Well, I've been ruminating over a post about the recent trip I took to Florida for a convention on my particular (peculiar) profession. Y'know how some things seem like they will be great fodder for a post, but it never seems to quite gel? That's the case here, so here are the disjointed "greatest hits" that I wasn't able to work into a greater whole.
The elevators at the hotel we stayed were wired backwards. There were two elevators on each side of the lobby, and if you pushed the button on the south side, the north side doors would open, and vice versa. All day you'd see groups of people waiting for the elevator make the trek across the lobby to get the elevator on the other side. There was a person stationed at a desk who watched this all day. Finally I went up to him and said, "Have you noticed the elevator buttons are wired backwards?" He seemed legitimately surprised by the observation, even though he sat there all day watching folks go to and fro.
The trip took place during the election, so the TV news in Florida was brewing with nothing but the local controversies and bias. Florida is uber-republicanland, so you can imagine - Fox news everywhere, all the time. What was striking was how localized it was, as if the rest of the country didn't exist, and how little it had in common with the topics that were hot in Colorado.
We, of course, had to do Disneyland with the chilluns. It was mostly fun, so know that whilst I dive into the things that weren't so great. (The rides really are unlike anything else anywhere else.)
Most amusement parks have gone to this ridiculous practice of selling "premium access" tickets that allow the purchaser to jump to the head of the line. So on all the popular rides, we, the unwashed peasants, got to watch as Marie and the Antoinettes walked past in the walkway built just for them. It was especially galling when you'd be at the front of the peasant line and these croutons would walk up hop into the seat that should've been yours. That alone has assured the fact that the Yahmdallah clan will not be attending amusement parks very often in the future (our local one does that, too).

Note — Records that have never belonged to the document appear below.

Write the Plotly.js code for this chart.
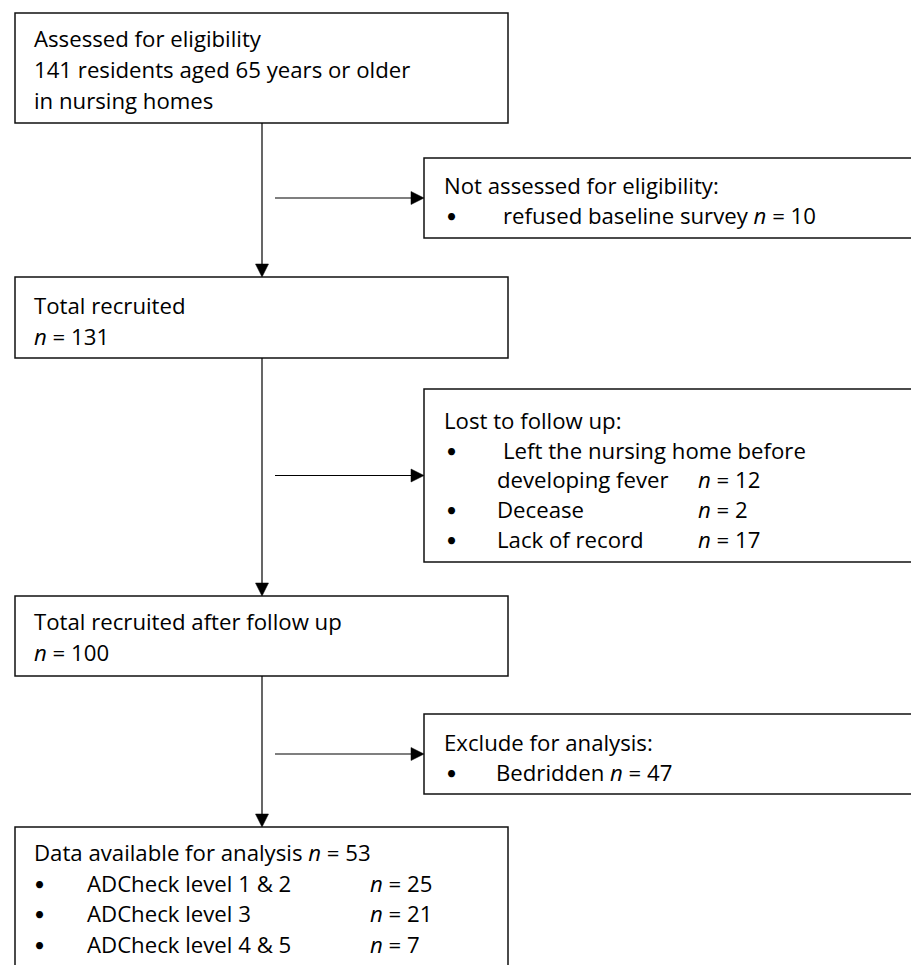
<!DOCTYPE html>
<html>
<head>
<meta charset="utf-8">
<script src="https://cdn.plot.ly/plotly-3.0.1.min.js"></script>
<style>html,body{margin:0;padding:0;background:#fff;}#chart{width:911px;height:965px;}</style>
</head>
<body>
<div id="chart"></div>
<script>
// ---- data ----
const stageLabels = ["Assessed for eligibility", "Total recruited", "Total recruited after follow up", "Data available for analysis"];
const stageCounts = [141, 131, 100, 53];
const eligibilityLines = ["residents aged 65 years or older", "in nursing homes"];
const exclusionTitles = ["Not assessed for eligibility:", "Lost to follow up:", "Exclude for analysis:"];
const refusedReasons = ["refused baseline survey"];
const refusedCounts = [10];
const lostReasons = ["Left the nursing home before", "developing fever", "Decease", "Lack of record"];
const lostCounts = [12, 2, 17];
const excludeReasons = ["Bedridden"];
const excludeCounts = [47];
const levelLabels = ["ADCheck level 1 & 2", "ADCheck level 3", "ADCheck level 4 & 5"];
const levelCounts = [25, 21, 7];

// ---- geometry (pixel space) ----
const G = {
  mainL: 15, mainR: 508, sideL: 424, sideR: 920, spine: 262, arrowX0: 275,
  main: [[13, 123], [277, 358], [596, 676], [827, 990]],
  side: [[158, 238], [389, 562], [714, 794]],
  headLen: 13, headHalf: 6.5,
  textX: 32, sideTextX: 442, bulletX: 444, font: 22.2
};

const shapes = [];
const ann = [];
const black = '#000';
function rect(x0, x1, y0, y1) {
  shapes.push({type: 'rect', xref: 'x', yref: 'y', x0, x1, y0, y1, line: {color: '#111', width: 1.5}, fillcolor: 'rgba(0,0,0,0)'});
}
function line(x0, y0, x1, y1) {
  shapes.push({type: 'line', xref: 'x', yref: 'y', x0, y0, x1, y1, line: {color: black, width: 1.2}});
}
function tri(path) {
  shapes.push({type: 'path', xref: 'x', yref: 'y', path, fillcolor: black, line: {color: black, width: 0.5}});
}
function txt(x, y, text, anchor, size, family) {
  ann.push({xref: 'x', yref: 'y', x, y, text, showarrow: false, xanchor: anchor || 'left', yanchor: 'middle',
    font: {family: family || '"Open Sans", Carlito, Calibri, sans-serif', size: size || G.font, color: '#000'}});
}
const nEq = v => '<i>n</i> = ' + v;
const bullet = (x, y) => txt(x, y, '•', 'left', 19, 'Lato, sans-serif');

// boxes
G.main.forEach(b => rect(G.mainL, G.mainR, b[0], b[1]));
G.side.forEach(b => rect(G.sideL, G.sideR, b[0], b[1]));

// vertical arrows between main boxes + horizontal arrows to side boxes
for (let i = 0; i < G.main.length - 1; i++) {
  const yTop = G.main[i][1], yBot = G.main[i + 1][0];
  line(G.spine, yTop, G.spine, yBot - G.headLen);
  tri(`M ${G.spine - G.headHalf} ${yBot - G.headLen} L ${G.spine + G.headHalf} ${yBot - G.headLen} L ${G.spine} ${yBot} Z`);
  const s = G.side[i];
  const yMid = (s[0] + s[1]) / 2;
  line(G.arrowX0, yMid, G.sideL - G.headLen, yMid);
  tri(`M ${G.sideL - G.headLen} ${yMid - G.headHalf} L ${G.sideL - G.headLen} ${yMid + G.headHalf} L ${G.sideL} ${yMid} Z`);
}

// box 1 text
txt(G.textX, 38, stageLabels[0]);
txt(G.textX, 69, stageCounts[0] + ' ' + eligibilityLines[0]);
txt(G.textX, 100, eligibilityLines[1]);
// box 2
txt(G.textX, 305, stageLabels[1]);
txt(G.textX, 336, nEq(stageCounts[1]));
// box 3
txt(G.textX, 621, stageLabels[2]);
txt(G.textX, 652, nEq(stageCounts[2]));
// box 4
txt(G.textX, 852, stageLabels[3] + ' ' + nEq(stageCounts[3]));
levelLabels.forEach((l, i) => {
  const y = 883 + i * 30.5;
  bullet(32, y);
  txt(85, y, l);
  txt(368, y, nEq(levelCounts[i]));
});

// side 1
txt(G.sideTextX, 185, exclusionTitles[0]);
bullet(G.bulletX, 215);
txt(501, 215, refusedReasons[0] + ' ' + nEq(refusedCounts[0]));
// side 2
txt(G.sideTextX, 420, exclusionTitles[1]);
bullet(G.bulletX, 450);
txt(501, 450, lostReasons[0]);
txt(495, 479, lostReasons[1]);
txt(696, 479, nEq(lostCounts[0]));
bullet(G.bulletX, 509);
txt(495, 509, lostReasons[2]);
txt(696, 509, nEq(lostCounts[1]));
bullet(G.bulletX, 539);
txt(495, 539, lostReasons[3]);
txt(696, 539, nEq(lostCounts[2]));
// side 3
txt(G.sideTextX, 742, exclusionTitles[2]);
bullet(G.bulletX, 772);
txt(494, 772, excludeReasons[0] + ' ' + nEq(excludeCounts[0]));

const layout = {
  width: 911, height: 965,
  margin: {l: 0, r: 0, t: 0, b: 0},
  paper_bgcolor: '#fff', plot_bgcolor: '#fff',
  showlegend: false,
  xaxis: {range: [0, 911], visible: false, fixedrange: true},
  yaxis: {range: [965, 0], visible: false, fixedrange: true},
  shapes, annotations: ann
};
Plotly.newPlot('chart', [{x: [], y: [], type: 'scatter', mode: 'markers', hoverinfo: 'skip'}], layout, {staticPlot: true, displayModeBar: false});
</script>
</body>
</html>
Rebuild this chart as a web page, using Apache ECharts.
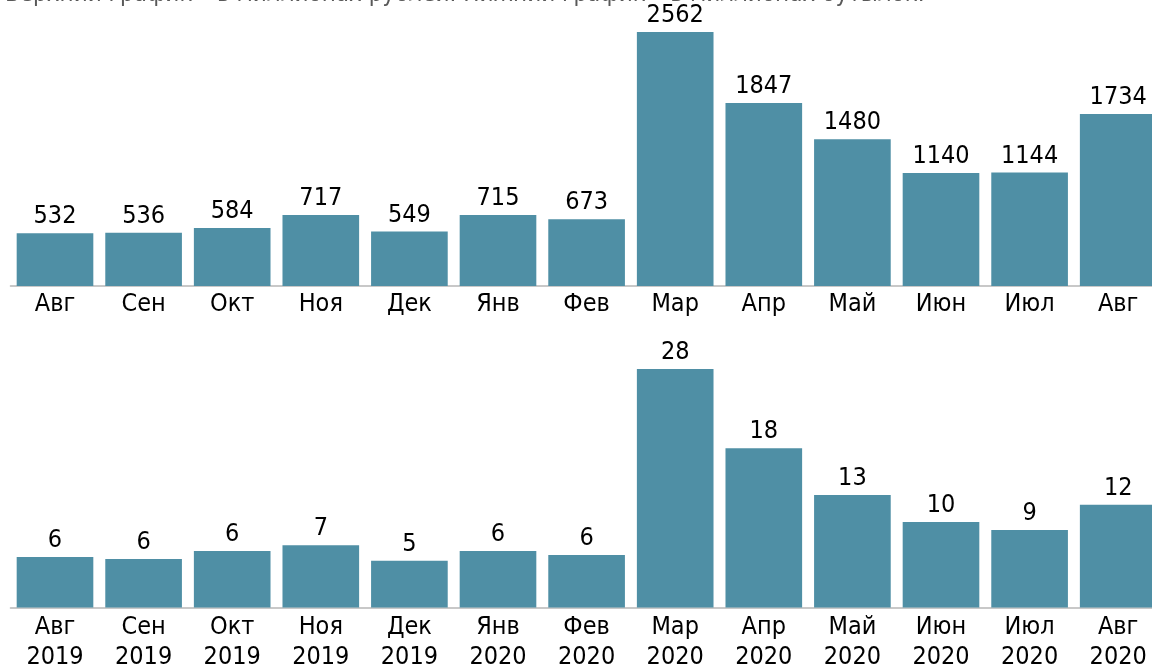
<!DOCTYPE html>
<html>
<head>
<meta charset="utf-8">
<script src="https://cdn.jsdelivr.net/npm/echarts@6/dist/echarts.min.js"></script>
<style>
html,body{margin:0;padding:0;background:#fff;overflow:hidden;}
#c{width:1152px;height:666px;}
</style>
</head>
<body>
<div id="c"></div>
<script>
const monthsTop = ['Авг','Сен','Окт','Ноя','Дек','Янв','Фев','Мар','Апр','Май','Июн','Июл','Авг'];
const monthsBottom = ['Авг\n2019','Сен\n2019','Окт\n2019','Ноя\n2019','Дек\n2019','Янв\n2020','Фев\n2020','Мар\n2020','Апр\n2020','Май\n2020','Июн\n2020','Июл\n2020','Авг\n2020'];
const rublesMln = [532,536,584,717,549,715,673,2562,1847,1480,1140,1144,1734];
const bottlesMln = [5.93,5.69,6.63,7.30,5.49,6.63,6.16,28,18.69,13.21,10.04,9.10,12.07];
const bottlesLabels = [6,6,6,7,5,6,6,28,18,13,10,9,12];
const titleText = 'Верхний график – в миллионах рублей. Нижний график – в миллионах бутылок.';

const FONT = "'DejaVu Sans Condensed', 'DejaVu Sans', sans-serif";
const BAR = '#4f8fa5';
const chart = echarts.init(document.getElementById('c'), null, {renderer:'canvas'});
const gridLeft = 10.7, gridWidth = 1151.8;
chart.setOption({
  animation:false,
  backgroundColor:'#fff',
  graphic:[{type:'text', left:5, top:-17, style:{text:titleText, font:"24px "+FONT, fill:'#595959'}}],
  grid:[
    {left:gridLeft, width:gridWidth, top:32, height:254, outerBoundsMode:'none', containLabel:false},
    {left:gridLeft, width:gridWidth, top:369, height:238.5, outerBoundsMode:'none', containLabel:false}
  ],
  xAxis:[
    {type:'category', gridIndex:0, data:monthsTop,
     axisLine:{lineStyle:{color:'#c8c8c8', width:2}}, axisTick:{show:false},
     axisLabel:{color:'#000', fontSize:25, fontFamily:FONT, margin:6, interval:0}},
    {type:'category', gridIndex:1, data:monthsBottom,
     axisLine:{lineStyle:{color:'#c8c8c8', width:2}}, axisTick:{show:false},
     axisLabel:{color:'#000', fontSize:25, fontFamily:FONT, margin:5, interval:0, lineHeight:30}}
  ],
  yAxis:[
    {type:'value', gridIndex:0, min:0, max:'dataMax', show:false, splitLine:{show:false}},
    {type:'value', gridIndex:1, min:0, max:'dataMax', show:false, splitLine:{show:false}}
  ],
  series:[
    {type:'bar', xAxisIndex:0, yAxisIndex:0, data:rublesMln, barCategoryGap:'13.5%',
     itemStyle:{color:BAR},
     label:{show:true, position:'top', distance:4, color:'#000', fontSize:25, fontFamily:FONT}},
    {type:'bar', xAxisIndex:1, yAxisIndex:1, data:bottlesMln, barCategoryGap:'13.5%',
     itemStyle:{color:BAR},
     label:{show:true, position:'top', distance:4, color:'#000', fontSize:25, fontFamily:FONT,
       formatter:p => String(bottlesLabels[p.dataIndex])}}
  ]
});
</script>
</body>
</html>
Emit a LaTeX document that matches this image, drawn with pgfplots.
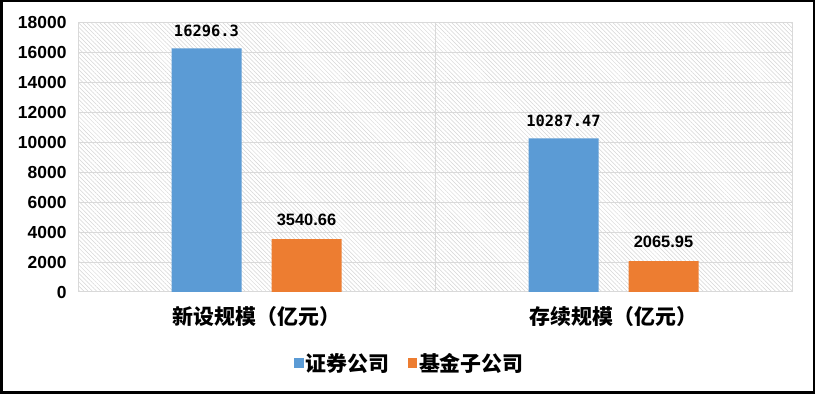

Disneyworld is huge, of course; you have to take 3 forms of transportation just to be delivered a city block away from the front gates. It's divided up into "worlds." Futureworld, frontierland, fantatsyland, etc. Well, each of those worlds typically has only one major food place that has something besides popcorn or pretzels. There are two restaurants at the front of the park, but you have to get advance reservations for those. So, we literally could not get anything to eat other than popcorn from 11:00 AM until 11:00 PM that night after we'd left and found a restaurant near the hotel. The baby had breast milk to subsist on, but the rest of us were beyond famished. Now, how come they can't figure out they don't have enough food places when the lines to each are over 30 people deep at all times, and the minimum wait was over a half hour. At Seaworld, the wait just to buy a soda from a cart was 45 minutes.
And they wonder why they're going broke. (And there's a master's thesis for someone - the politics of standing in line, and the results of hour long waits for a drink and letting the wealthy skip past everyone in line for the rides.)
UPDATE: Sleemoth tells me had I merely done my homework, I could have procurred the golden ticket without extra cost to moi. See comments for details. Thanks Sleemoth!
One of the more pleasant aspects of the trip was the flights. No kidding. We got major deals on Southwest, and were a little concerned about the "first come, first serve" seating, but actually, it made things nicer. You could move away from those people who harmed your soul. And our baby let out a few ear-splitting cries on the return flight as she was fussy (maybe the no food for a day thing had changed mom's milk), and we saw the seats around us empty out. Yay for them. But the seats themselves were the most comfortable I've encountered outside of first class (the one time I've been there via a lucky upgrade).
The best part, however, was the crew. They were allowed to have a sense of humor! When I worked for an airline, everything was deadly serious and any levity around passengers was shunned. (I have that situation, again, btw, in my current IT job. We've got a buffoon kinda high up who considers any levity to be a mark of unprofessionalism. Yes, he's an asshole in the first degree.)
On the flight out, as we were taxiing toward the gate after landing, the pilot came on the com and announced he had lost a bet and had to sing us a song. I thought he was kidding, but no, he began warbling away, and his voice wasn't half bad.
On the flight back, as the flight attendant was announcing all the safety stuff she threw in little bon mots that illustrated just how many people ignore said announcements. Only a few of us snickered. Here's a sample:
"We don't anticipate a sudden depressurization of the cabin, or we wouldn't have come to work today. However, should such an event occur, oxygen masks will (yadda yadda). Ladies, for those of you traveling with small children, please secure your own mask before assisting your husband with his."
The end result is that I've once again affirmed I do not like to travel if it involves any sort of waiting in line for anything (check-in, security, food). I think the Yahmdallah clan has officially moved into the era of short trips in the mommyvan to interesting places that can be reached within daylight hours.